Copy each line exactly. Drop every picture.
================
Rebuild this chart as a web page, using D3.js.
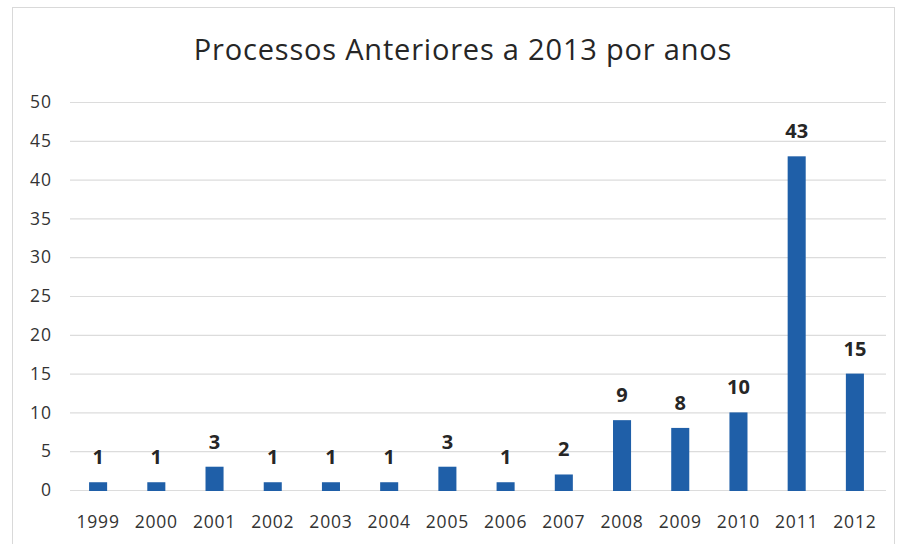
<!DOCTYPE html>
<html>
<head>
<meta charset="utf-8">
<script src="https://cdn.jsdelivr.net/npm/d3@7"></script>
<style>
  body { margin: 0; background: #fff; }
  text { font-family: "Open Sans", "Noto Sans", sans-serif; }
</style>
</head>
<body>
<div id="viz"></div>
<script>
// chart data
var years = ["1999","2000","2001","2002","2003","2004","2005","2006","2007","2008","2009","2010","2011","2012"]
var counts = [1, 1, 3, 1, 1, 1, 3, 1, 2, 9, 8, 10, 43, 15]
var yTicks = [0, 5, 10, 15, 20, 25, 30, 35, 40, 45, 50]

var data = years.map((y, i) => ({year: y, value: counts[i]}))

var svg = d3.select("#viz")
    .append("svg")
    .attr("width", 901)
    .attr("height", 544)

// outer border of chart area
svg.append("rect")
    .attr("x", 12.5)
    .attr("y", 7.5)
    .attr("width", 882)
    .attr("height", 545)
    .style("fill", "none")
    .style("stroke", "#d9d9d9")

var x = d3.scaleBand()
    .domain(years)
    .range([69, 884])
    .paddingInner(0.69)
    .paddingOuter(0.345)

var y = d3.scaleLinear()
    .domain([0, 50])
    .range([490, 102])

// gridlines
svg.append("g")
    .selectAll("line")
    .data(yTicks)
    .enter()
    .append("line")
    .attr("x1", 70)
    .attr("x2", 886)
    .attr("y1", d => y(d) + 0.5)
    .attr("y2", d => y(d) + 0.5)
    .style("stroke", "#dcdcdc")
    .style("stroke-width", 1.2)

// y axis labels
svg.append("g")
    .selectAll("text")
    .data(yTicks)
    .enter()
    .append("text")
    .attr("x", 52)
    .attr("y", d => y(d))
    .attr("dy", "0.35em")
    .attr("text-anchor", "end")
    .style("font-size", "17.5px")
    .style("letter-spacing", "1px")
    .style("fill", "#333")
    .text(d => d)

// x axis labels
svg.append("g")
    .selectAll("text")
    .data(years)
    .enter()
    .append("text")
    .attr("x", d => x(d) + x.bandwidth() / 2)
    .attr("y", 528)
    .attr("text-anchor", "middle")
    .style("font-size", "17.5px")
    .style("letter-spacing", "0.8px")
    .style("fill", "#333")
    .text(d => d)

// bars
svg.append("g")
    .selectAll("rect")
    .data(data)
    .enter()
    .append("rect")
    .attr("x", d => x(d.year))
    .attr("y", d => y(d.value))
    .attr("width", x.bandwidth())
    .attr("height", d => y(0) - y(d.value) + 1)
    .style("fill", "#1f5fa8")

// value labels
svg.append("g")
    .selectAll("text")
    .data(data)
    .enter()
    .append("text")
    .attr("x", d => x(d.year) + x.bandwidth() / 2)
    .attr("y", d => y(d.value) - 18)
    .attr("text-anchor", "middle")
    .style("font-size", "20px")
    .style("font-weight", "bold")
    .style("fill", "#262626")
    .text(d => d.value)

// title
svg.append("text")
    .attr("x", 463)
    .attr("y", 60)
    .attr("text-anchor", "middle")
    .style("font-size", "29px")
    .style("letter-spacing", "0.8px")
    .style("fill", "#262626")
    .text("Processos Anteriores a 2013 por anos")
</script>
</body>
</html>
================
**Task solution**:
Rebuild this chart as a web page, using D3.js.
<!DOCTYPE html>
<html>
<head>
<meta charset="utf-8">
<script src="https://cdn.jsdelivr.net/npm/d3@7"></script>
<style>
  body { margin: 0; background: #fff; }
  text { font-family: "Open Sans", "Noto Sans", sans-serif; }
</style>
</head>
<body>
<div id="viz"></div>
<script>
// chart data
var years = ["1999","2000","2001","2002","2003","2004","2005","2006","2007","2008","2009","2010","2011","2012"]
var counts = [1, 1, 3, 1, 1, 1, 3, 1, 2, 9, 8, 10, 43, 15]
var yTicks = [0, 5, 10, 15, 20, 25, 30, 35, 40, 45, 50]

var data = years.map((y, i) => ({year: y, value: counts[i]}))

var svg = d3.select("#viz")
    .append("svg")
    .attr("width", 901)
    .attr("height", 544)

// outer border of chart area
svg.append("rect")
    .attr("x", 12.5)
    .attr("y", 7.5)
    .attr("width", 882)
    .attr("height", 545)
    .style("fill", "none")
    .style("stroke", "#d9d9d9")

var x = d3.scaleBand()
    .domain(years)
    .range([69, 884])
    .paddingInner(0.69)
    .paddingOuter(0.345)

var y = d3.scaleLinear()
    .domain([0, 50])
    .range([490, 102])

// gridlines
svg.append("g")
    .selectAll("line")
    .data(yTicks)
    .enter()
    .append("line")
    .attr("x1", 70)
    .attr("x2", 886)
    .attr("y1", d => y(d) + 0.5)
    .attr("y2", d => y(d) + 0.5)
    .style("stroke", "#dcdcdc")
    .style("stroke-width", 1.2)

// y axis labels
svg.append("g")
    .selectAll("text")
    .data(yTicks)
    .enter()
    .append("text")
    .attr("x", 52)
    .attr("y", d => y(d))
    .attr("dy", "0.35em")
    .attr("text-anchor", "end")
    .style("font-size", "17.5px")
    .style("letter-spacing", "1px")
    .style("fill", "#333")
    .text(d => d)

// x axis labels
svg.append("g")
    .selectAll("text")
    .data(years)
    .enter()
    .append("text")
    .attr("x", d => x(d) + x.bandwidth() / 2)
    .attr("y", 528)
    .attr("text-anchor", "middle")
    .style("font-size", "17.5px")
    .style("letter-spacing", "0.8px")
    .style("fill", "#333")
    .text(d => d)

// bars
svg.append("g")
    .selectAll("rect")
    .data(data)
    .enter()
    .append("rect")
    .attr("x", d => x(d.year))
    .attr("y", d => y(d.value))
    .attr("width", x.bandwidth())
    .attr("height", d => y(0) - y(d.value) + 1)
    .style("fill", "#1f5fa8")

// value labels
svg.append("g")
    .selectAll("text")
    .data(data)
    .enter()
    .append("text")
    .attr("x", d => x(d.year) + x.bandwidth() / 2)
    .attr("y", d => y(d.value) - 18)
    .attr("text-anchor", "middle")
    .style("font-size", "20px")
    .style("font-weight", "bold")
    .style("fill", "#262626")
    .text(d => d.value)

// title
svg.append("text")
    .attr("x", 463)
    .attr("y", 60)
    .attr("text-anchor", "middle")
    .style("font-size", "29px")
    .style("letter-spacing", "0.8px")
    .style("fill", "#262626")
    .text("Processos Anteriores a 2013 por anos")
</script>
</body>
</html>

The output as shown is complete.